Hartmut Wunderatsch war zuletzt wieder einmal erfolgreich bei der Wildschweinjagd. Ein Bauer aus Helmbrechts hatte den Jäger telefonisch um Hilfe gebeten und auch gleich eine Schneise in sein Maisfeld gehäckselt. Wunderatsch legte sich im Mondschein auf seinem Hochsitz mehrmals auf die Lauer. Drei Sauen konnte er in den letzten Wochen erlegen.
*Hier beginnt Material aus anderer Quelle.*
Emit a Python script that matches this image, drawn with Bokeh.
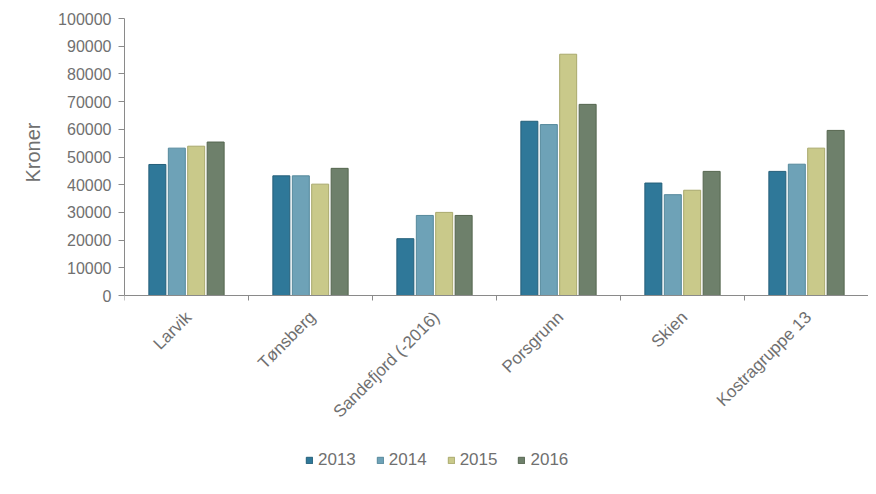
from bokeh.plotting import figure
from bokeh.models import (Range1d, FixedTicker, Legend, LegendItem, Span, Title,
                          ColumnDataSource, BasicTickFormatter)
from bokeh.core.properties import value
from bokeh.embed import file_html
from bokeh.resources import INLINE
import math

categories = ["Larvik", "Tønsberg", "Sandefjord (-2016)", "Porsgrunn", "Skien", "Kostragruppe 13"]
years = ["2013", "2014", "2015", "2016"]
v2013 = [47300, 43200, 20500, 62900, 40600, 44800]
v2014 = [53200, 43200, 28900, 61700, 36400, 47400]
v2015 = [53900, 40200, 30000, 87100, 38000, 53200]
v2016 = [55400, 45900, 28900, 69000, 44800, 59600]
y_ticks = [0, 10000, 20000, 30000, 40000, 50000, 60000, 70000, 80000, 90000, 100000]

series = [v2013, v2014, v2015, v2016]
fills = ["#2f7899", "#6ea2b7", "#c9c98a", "#6e806b"]
lines = ["#245f79", "#55889c", "#a9a96c", "#55664f"]
offsets = [-0.235, -0.078, 0.078, 0.235]
axis_grey = "#8a8a8a"
text_grey = "#707070"

# frame spans the whole height below the top border; value 0 sits 191px above the bottom
y_max = 100000
frame_px = 486 - 18
zero_px = 191
y_min = -y_max * zero_px / (frame_px - zero_px)

p = figure(width=868, height=486, output_backend="svg", toolbar_location=None,
           x_axis_location=None,
           x_range=Range1d(0, len(categories)), y_range=Range1d(y_min, y_max),
           min_border_left=124, min_border_top=18, min_border_right=0, min_border_bottom=0)
p.outline_line_color = None
p.grid.visible = False
p.background_fill_color = "white"

renderers = []
for vals, off, fc, lc in zip(series, offsets, fills, lines):
    xs = [i + 0.5 + off for i in range(len(categories))]
    src = ColumnDataSource(dict(x=xs, top=vals))
    r = p.vbar(x="x", top="top", width=0.137, bottom=0, source=src,
               fill_color=fc, line_color=lc, line_width=1)
    renderers.append(r)

# y axis
p.yaxis.ticker = FixedTicker(ticks=y_ticks)
p.yaxis.bounds = (0, y_max)
p.yaxis.formatter = BasicTickFormatter(use_scientific=False)
p.yaxis.axis_line_color = axis_grey
p.yaxis.major_tick_line_color = axis_grey
p.yaxis.major_tick_in = 0
p.yaxis.major_tick_out = 6
p.yaxis.minor_tick_line_color = None
p.yaxis.major_label_text_font = "Liberation Sans"
p.yaxis.major_label_text_font_size = "16px"
p.yaxis.major_label_text_color = text_grey
p.yaxis.major_label_standoff = 7

# y axis title, placed next to the value part of the axis
ytitle = Title(text="Kroner", align="right", offset=104, standoff=24,
               text_font="Liberation Sans", text_font_size="20px",
               text_font_style="normal", text_color=text_grey)
p.add_layout(ytitle, "left")

# category axis: baseline, boundary ticks and rotated labels
p.add_layout(Span(location=0, dimension="width", line_color=axis_grey, line_width=1))
bounds_x = list(range(len(categories) + 1))
p.ray(x=bounds_x, y=[0] * len(bounds_x), length=5, length_units="screen",
      angle=-math.pi / 2, line_color=axis_grey, line_width=1)
lab_src = ColumnDataSource(dict(x=[i + 0.5 for i in range(len(categories))],
                                y=[0] * len(categories), text=categories))
p.text(x="x", y="y", text="text", source=lab_src, angle=math.pi / 4,
       text_align="right", text_baseline="middle", x_offset=2, y_offset=19,
       text_font=value("Liberation Sans"), text_font_size=value("17px"),
       text_color=text_grey)

legend = Legend(items=[LegendItem(label=y, renderers=[r]) for y, r in zip(years, renderers)],
                orientation="horizontal", location=(181, 16))
legend.border_line_alpha = 0
legend.background_fill_alpha = 0
legend.padding = 0
legend.margin = 0
legend.glyph_width = 8
legend.glyph_height = 8
legend.label_standoff = 5
legend.spacing = 20
legend.label_text_font = "Liberation Sans"
legend.label_text_font_size = "17px"
legend.label_text_color = text_grey
p.add_layout(legend, "center")

open("out.html", "w").write(file_html(p, INLINE))
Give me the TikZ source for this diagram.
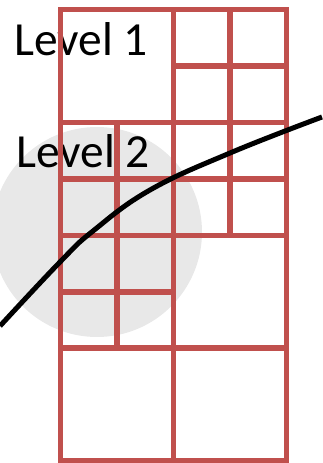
\documentclass[tikz,border=0pt]{standalone}
\usepackage{fontspec}
\setmainfont{Carlito}
\definecolor{cellred}{HTML}{C0504D}
\definecolor{blobgrey}{HTML}{E8E8E8}

\begin{document}
\begin{tikzpicture}[
  x=1pt, y=-1pt,
  gridline/.style={draw=cellred, line width=5.5pt},
  curve/.style={draw=black, line width=5pt},
  level/.style={anchor=base west, inner sep=0pt, font=\fontsize{47.5}{52}\selectfont},
]
\useasboundingbox (0,0) rectangle (322,463);

% grey blob behind the grid
\fill[blobgrey] (97,232) circle[radius=105pt];

\node[level] (lvlone) at (14,55) {Level 1};
\node[level] (lvltwo) at (16,167) {Level 2};

% refinement grid, in cell units
\begin{scope}[shift={(60.5,9.5)}, x=56.5pt, y=-56.45pt]
  \draw[gridline] (0,0) rectangle (4,8);
  \draw[gridline] (2,0) -- (2,8);
  \foreach \r in {2,3,4,6}
    \draw[gridline] (0,\r) -- (4,\r);
  \draw[gridline] (2,1) -- (4,1);
  \draw[gridline] (0,5) -- (2,5);
  \draw[gridline] (3,0) -- (3,4);
  \draw[gridline] (1,2) -- (1,6);
\end{scope}

\draw[curve] plot[smooth, tension=0.7] coordinates
  {(0,326) (60,262) (93,231) (150,190) (230,153) (322,117)};
\end{tikzpicture}
\end{document}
Aus Sicht von Wunderatsch ist diese Form der Zusammenarbeit mit den Landwirten die Idealvorstellung. Überhaupt: "Bei uns in Oberfranken klappt das sehr gut", weiß der oberfränkische Bezirksvorsitzende des bayrischen Jagdverbandes. Trotzdem sagt der Helmbrechtser, dass das Problemfeld Wildschweine alle Beteiligten noch lange beschäftigen wird. Denn obwohl man die Population nicht zählen kann, gehen Experten davon aus, dass sich das Schwarzwild in den letzten zwei Jahrzehnten massiv vermehrt hat. Selbst Gebiete, die früher schwarzwildfrei waren, sind mittlerweile besiedelt.
Das unterstreicht ein Blick auf die Abschusszahlen: Wurden im Jagdjahr 1983/84 in Bayern noch rund 5900 Wildschweine erlegt, waren es 2016/2017 schon über 60 000 Tiere. Alleine in Oberfranken stiegt die Abschussquote zwischen 2014 und 2016 um 25 Prozent. Wunderatsch warnt trotzdem: "Wenn nicht alle an einem Strang ziehen, wird es schwer, die Problematik langfristig in den Griff zu bekommen."
Hochemotionale Debatte
Speziell bei der Regulierung der Wildbestände werden die Debatten oftmals hochemotional geführt. Wildschweine sind neben den Verbissschäden durch Rehe und Hirsche ein Dauerthema, das Landwirte, Jagdgenossenschaften, Jäger, Naturschützer und Behörden bewegt. Auch Dieter Heberlein vom Bayerischen Bauernverband ist deshalb froh, dass Jäger und Landwirte in Oberfranken so gut zusammenarbeiten. Das sei nicht überall der Fall.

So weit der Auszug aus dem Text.